California now requires teaching public school children about sexual consent
Despite its wealth and high-technology leadership, California boasts one of the worst public school systems in the nation.
Completed by the nonprofit Education Week, the “Quality Counts” report gives California a D-plus grade and ranked it 42nd among states based on key education performance indicators.
But never let it be said that the one-party state led by Governor Jerry Brown doesn’t have its priorities straight. Kate Stronger of LA School Report:
California is pioneering a solution, and it’s starting with sex education and the issue that many of these assault cases turn on — consent.
This school year, the state will be the first in the U.S. to require that high schools teach sexual consent — what it is and how it’s established. While some high schools already taught consent, Gov. Jerry Brown signed a law in October 2015 requiring all schools that mandate health courses to do so beginning in the 2016 school year.
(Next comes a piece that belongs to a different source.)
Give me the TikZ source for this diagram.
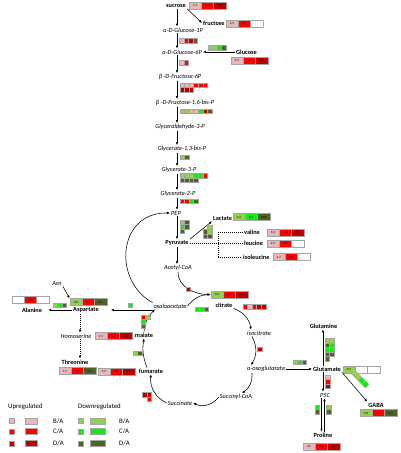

“Our dedication to a more comprehensive approach to sex ed — principles that are evidenced based, culturally appropriate, nonjudgemental, the whole thing about establishing parameters about not having sex — is really revolutionary, positively revolutionary, because none of the other states are dealing with those issues,” said Claire Brindis, a pediatrics professor and adolescent health policy researcher at University of California, San Francisco.
[Cough] It’s also going to make California lawyers very happy.